最高人民法院法官周加海、喻海松在《〈关于办理非法利用信息网络、帮助信息网络犯罪活动等刑事案件适用法律若干问题的解释〉的理解与适用》一文中谈到,两种情况不得适用上述例外规则:(1)对于帮助少数或单个对象的,仍要以被帮助对象构成犯罪为前提,如果查证被帮助对象不构成犯罪的,行为人也不构成本罪;(2)被帮助对象实施的必须是刑法分则规定的犯罪行为,如果仅是一般的违法行为也不可适用该规则。
三、缓刑的适用情形
帮助信息网络犯罪活动罪最高刑期是三年有期徒刑,属于轻罪,但是随着“断卡”行动的推行,判处缓刑的概率不是很高。笔者在Alpha数据平台,以帮助信息网络犯罪活动罪为案由,检索得到26194条结果,适用缓刑的案件有4702条,概率为18%左右(检索日期为2022年3月4日)。
缓刑的适用条件是规定我国刑法第七十二条,是针对被判处拘役、三年以下有期徒刑的犯罪分子,在同时符合,犯罪情节轻微,有悔罪变现,没有再犯罪的危险,以及宣告缓刑对所居住社区没有重大不良影响情形。其中对于不满十八周岁的人,怀孕的妇女和已满七十五周岁的人应当适用缓刑。帮助信息网络犯罪活动罪具有天然的判处缓刑的优势。
通过分析部分适用缓刑的案件,粗略的得出以下结论:
(1)涉案金额较小,大部分集中在100万以下,非法获利少,仅数千元。
(2)具有自首、立功、认罪认罚、积极退赃退赔等情节,判处缓刑的概率较大,尤其是具有自首、立功等法定减轻情节。
(3)大部分在审查起诉阶段认罪认罚,检察机关给出适用缓刑的量刑建议。
(4)在校大学生判处缓刑的几率相对较大。习近平总书记多次作出重要指示,各地检察机关与教育部门加强协作配合,坚持教育、挽救、惩戒、警示相结合,贯彻落实宽严相济刑事政策,依法妥善处理在校学生涉电信网络诈骗及“两卡”犯罪问题。

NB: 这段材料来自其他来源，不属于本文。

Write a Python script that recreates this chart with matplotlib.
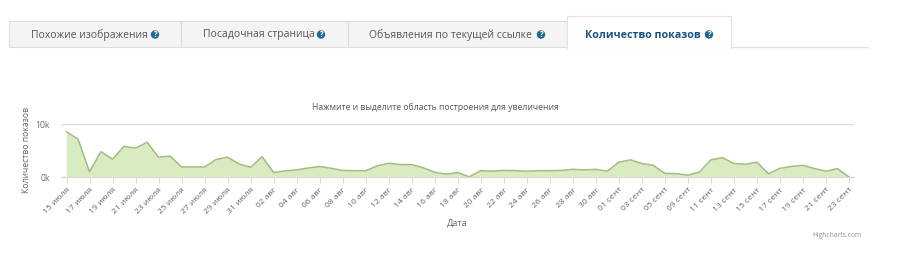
import matplotlib
matplotlib.use('Agg')
import matplotlib.pyplot as plt
from matplotlib.patches import Rectangle, Circle

plt.rcParams['font.family'] = ['Open Sans', 'DejaVu Sans']

# every other date is hidden on the axis, the labels below are the visible ones
tick_labels = ['15 июля', '17 июля', '19 июля', '21 июля', '23 июля', '25 июля', '27 июля',
               '29 июля', '31 июля', '02 авг', '04 авг', '06 авг', '08 авг', '10 авг',
               '12 авг', '14 авг', '16 авг', '18 авг', '20 авг', '22 авг', '24 авг',
               '26 авг', '28 авг', '30 авг', '01 сент', '03 сент', '05 сент', '09 сент',
               '11 сент', '13 сент', '15 сент', '17 сент', '19 сент', '21 сент', '23 сент']
# показы, тысячи
views = [8.6, 7.2, 1.05, 4.85, 3.4, 5.85, 5.5, 6.6, 3.8, 4.0, 1.95, 1.95, 1.95, 3.35, 3.8,
         2.5, 1.9, 3.9, 0.9, 1.2, 1.4, 1.75, 2.05, 1.7, 1.3, 1.25, 1.25, 2.15, 2.65, 2.4,
         2.4, 1.8, 0.95, 0.6, 0.9, 0.1, 1.25, 1.15, 1.3, 1.25, 1.15, 1.25, 1.25, 1.3, 1.5,
         1.4, 1.5, 1.15, 2.85, 3.3, 2.6, 2.25, 0.75, 0.7, 0.4, 1.0, 3.3, 3.7, 2.6, 2.45,
         2.85, 0.65, 1.7, 2.05, 2.25, 1.65, 1.15, 1.65, 0.05]
y_ticks = [0, 10]
y_tick_labels = ['0k', '10k']
tabs = ['Похожие изображения', 'Посадочная страница', 'Объявления по текущей ссылке']
active_tab = 'Количество показов'

W, H = 900, 261
fig = plt.figure(figsize=(W / 100, H / 100), dpi=100)

# page overlay in pixel coords
bg = fig.add_axes([0, 0, 1, 1])
bg.set_xlim(0, W)
bg.set_ylim(H, 0)
bg.axis('off')

edges = [9, 180.5, 347.5, 567]
text_x = [31, 203, 369]
icon_x = [155, 321, 541]
for i in range(3):
    bg.add_patch(Rectangle((edges[i], 20.5), edges[i + 1] - edges[i], 26.5, fc='#f4f4f4', ec='#dddddd', lw=0.8))
    bg.text(text_x[i], 35, tabs[i], fontsize=7.5, color='#555555', va='center', ha='left')
    bg.add_patch(Circle((icon_x[i], 34.5), 4.2, fc='#1f6a94', ec='none'))
    bg.text(icon_x[i], 34.6, '?', fontsize=5.5, color='white', weight='bold', va='center', ha='center')

bg.plot([731, 868], [47.3, 47.3], color='#e2e2e2', lw=1)
bg.add_patch(Rectangle((567, 16), 164, 31.5, fc='white', ec='#e2e2e2', lw=0.8))
bg.plot([567.6, 730.4], [47.6, 47.6], color='white', lw=0.8)
bg.text(585, 35, active_tab, fontsize=7.7, color='#17537d', weight='bold', va='center', ha='left')
bg.add_patch(Circle((709, 34.5), 4.2, fc='#1f6a94', ec='none'))
bg.text(709, 34.6, '?', fontsize=5.5, color='white', weight='bold', va='center', ha='center')

bg.text(435, 107.5, 'Нажмите и выделите область построения для увеличения', fontsize=6.2,
        color='#555555', ha='center', va='center')
bg.text(457.5, 223, 'Дата', fontsize=6.6, color='#666666', ha='center', va='center')
bg.text(27, 150, 'Количество показов', fontsize=6.2, color='#666666', rotation=90, ha='center', va='center')
bg.text(862, 235.5, 'Highcharts.com', fontsize=4.9, color='#909090', ha='right', va='center')

# chart, plot area 61..854 x 124.3..177.3 px
ax = fig.add_axes([61 / W, 1 - 177.3 / H, (854 - 61) / W, 53 / H])
ax.patch.set_alpha(0)
x = range(len(views))
ax.fill_between(x, views, 0, color='#d9ebc1', lw=0)
ax.plot(x, views, color='#a3bb7f', lw=1.1, solid_joinstyle='round')
ax.set_xlim(-5.5 / 11.5, 68 + 5 / 11.5)
ax.set_ylim(0, 10)
ax.set_yticks(y_ticks)
ax.set_yticklabels(y_tick_labels, fontsize=6.2, color='#666666')
ax.set_xticks(list(range(0, len(views), 2)))
ax.set_xticklabels(tick_labels, fontsize=6.1, color='#666666', rotation=45, ha='right',
                   rotation_mode='anchor')
ax.tick_params(axis='y', length=0, pad=8)
ax.tick_params(axis='x', length=4.5, width=0.7, color='#d8d8d8', pad=2)
ax.grid(axis='y', color='#dddddd', lw=0.9)
ax.set_axisbelow(True)
for s in ['top', 'left', 'right']:
    ax.spines[s].set_visible(False)
ax.spines['bottom'].set_color('#d8d8d8')
ax.spines['bottom'].set_linewidth(0.9)

fig.savefig('out.png', dpi=100)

应当提高缓刑适用率。张明楷教授认为,扩大缓刑适用范围、提高缓刑适用率,有利于实现特殊预防的目的,避免短期自由刑造成的诸多不利后果。作为轻罪的帮助信息网络犯罪活动罪天然就蕴藏着适用缓刑的基因,提高本罪的缓刑适用率有助于调动犯罪分子自我约束、自我改造的主动性和积极性,避免适用监禁刑带来的与社会隔绝、重返社会困难、罪犯间交叉感染等问题,同时还能缓解羁押场所的压力,节约国家的司法资源和执法成本,有利于缓解社会冲突、减少社会矛盾、维护社会和谐、稳定。